Much Abrew: Temur Battlecrier Storm (Standard)
Hello everyone, and welcome to another edition of Much Abrew About Nothing! This week, we're heading to Standard to play one of my favorite decks in a while: Temur Battlecrier Storm Combo! The idea is to use a combination of Temur Battlecrier and Outcaster Trailblazer to draw most of our deck, potentially with the help of Roaming Throne to double up Outcaster Trailblazers triggers, and then use Dragonhawk, Fate's Tempest to exile enough cards (potentially with the help of a Roaming Throne on Dragon) to burn our opponent out of the game on the spot! How good is the combo? Is Temur Battlecrier a legit Standard card now? Let's get to the video and see!
Much Abrew: Battlecrier Storm
The Deck
The basic plan revolves around the absurd cost-reduction ability on Temur Battlecrier, which makes spells we cast during our turn cost one less for each creature we have with power four or greater. If we can get a couple of high-power creatures on the battlefield, Battlecrier makes our next most important card—Outcaster Trailblazer—free. (Technically, it costs one mana, but we make that back from its enters trigger.) Outcaster Trailblazer not only adds another four-power creature to the battlefield to further power up Temur Battlecrier but also draws us a card whenever a creature with power four or greater enters the battlefield.
Next, we're looking for two things: Roaming Throne and copying effects. Thanks to it being colorless, once we start to combo, Temur Battlecrier will make Roaming Throne quite literally free, and the first copy typically will name "Human" to double up Outcaster Trailblazer's ability to draw us even more cards. Then, we have Visage Bandit, which potentially can be free during our combo turn thanks to plot, and Molten Duplication, which we can use to copy our Roaming Thrones or Outcaster Trailblazers to draw through our deck at lightning speed. As we draw through our deck, we'll find more Roaming Thrones, Outcaster Trailblazers, and copying effects, which means that once we start the snowball, we might be able to draw our entire deck in one turn!
From this point, we have two ways of winning the game right away. The most straightforward is Imodane's Recruiter to give all of our creatures haste, potentially with the help of our one copy of Stormscale Scion to make a massive board of Dragons.
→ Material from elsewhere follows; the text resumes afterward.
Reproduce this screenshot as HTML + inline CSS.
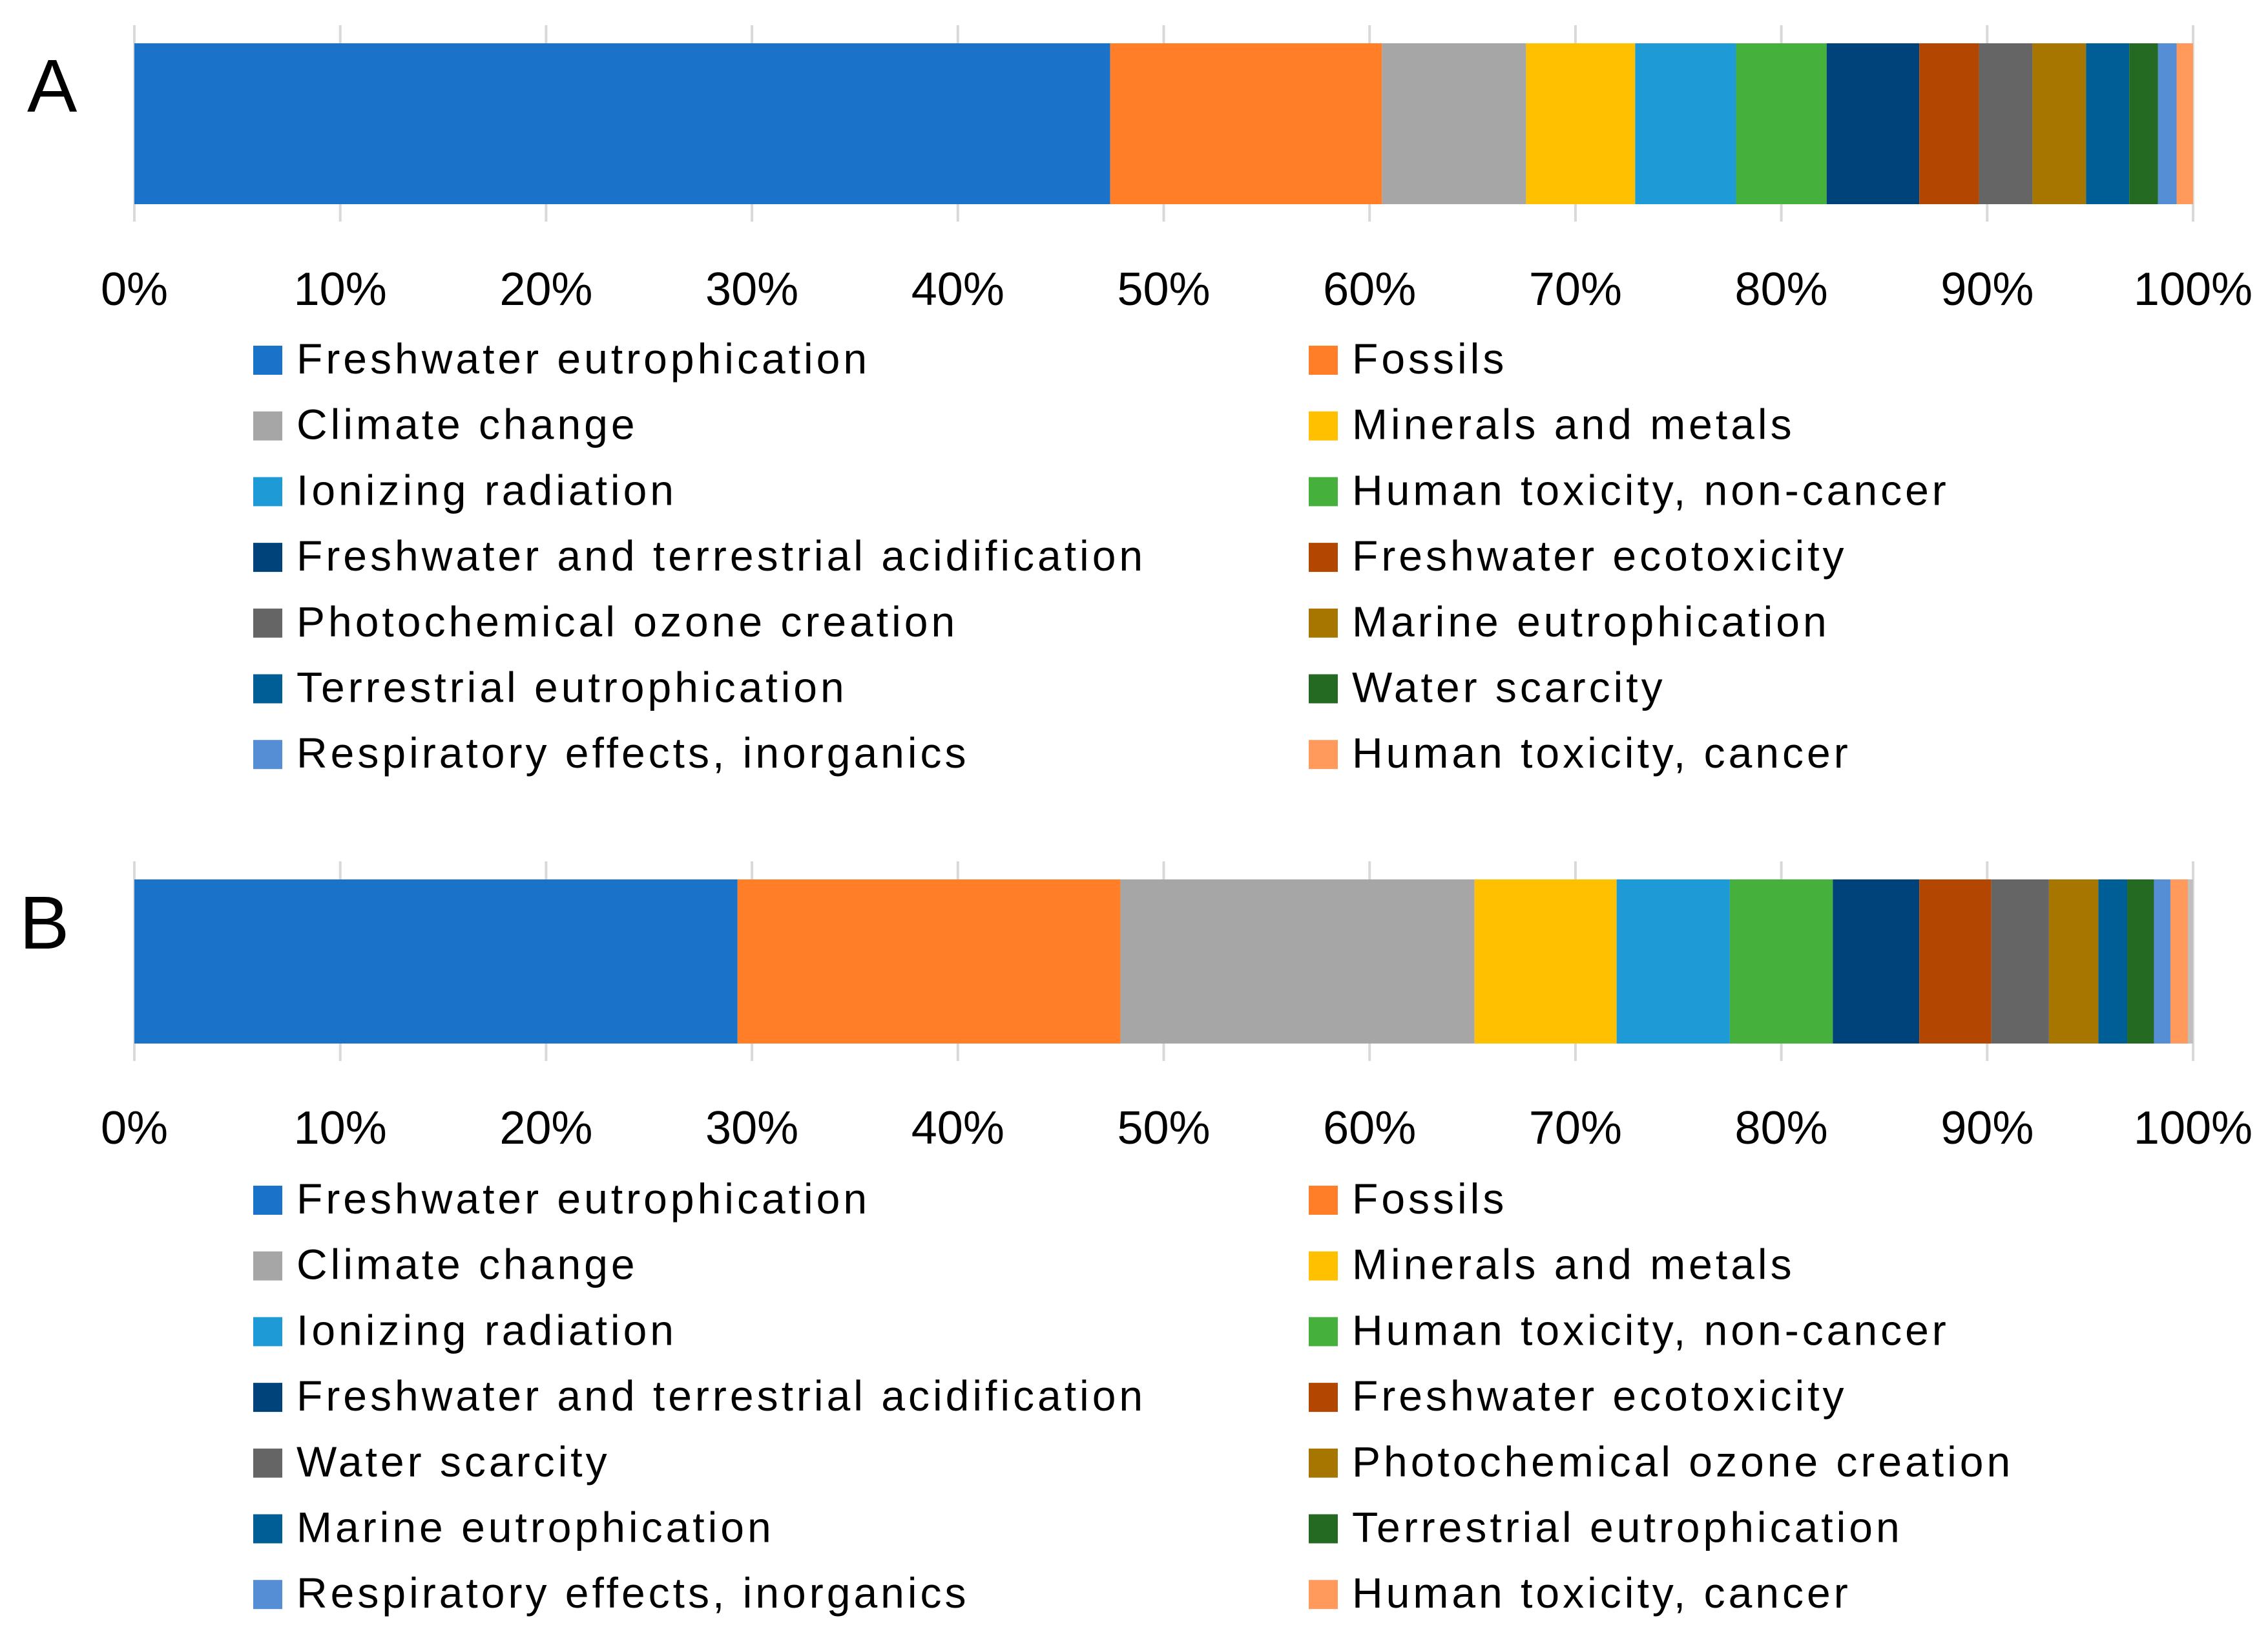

But an even more common way to win is with direct damage from Dragonhawk, Fate's Tempest. When Dragonhawk enters, it exiles X cards from our library, where X is the number of creatures we have with power four or greater, and then deals two damage to our opponent for each of those cards on our end step. This means we need to exile 10 cards to deal 20 direct damage to our opponent, which probably sounds like a lot but isn't in reality thanks to Roaming Throne. Once we get our Outcaster Trailblazer card draw going, we typically set extra copies of our free Roaming Thrones on "Dragon" to double up Dragonhawk's trigger, which means we really only need about five creatures with power four or greater on the battlefield to deal 20 damage by exiling our deck! And that's basically the plan. The rest of it is just ramp like Llanowar Elves, Herd Heirloom, and Lumbering Worldwagon to speed up the process.
Wrap-Up
Record-wise, I went 9-1 with the deck, which is about as good as it gets, especially for a wacky combo deck. The deck is actually surprisingly powerful, in part because while the combo itself is spectacular, we don't really need to play a bunch of bad cards to make it work. This means the backup plan of just beating down with oversized Temur creatures is pretty realistic. The one card in the deck I'm not totally sold on is Visage Bandit—it felt a little bit slow and clunky, while Molten Duplication was absurdly strong. Next time I play the deck, I'm planning to cut a couple of copies of Visage Bandit for the fourth Molten Duplication and maybe a removal spell of some kind.
So, should you play Battlecrier Combo in Standard? I think the answer is an easy yes! The deck does spectacular things, it's unique and fun to play, and it posted an insane record across our 10 matches! If you're looking for something different to do in Standard, give Temur Battlecrier Storm a shot!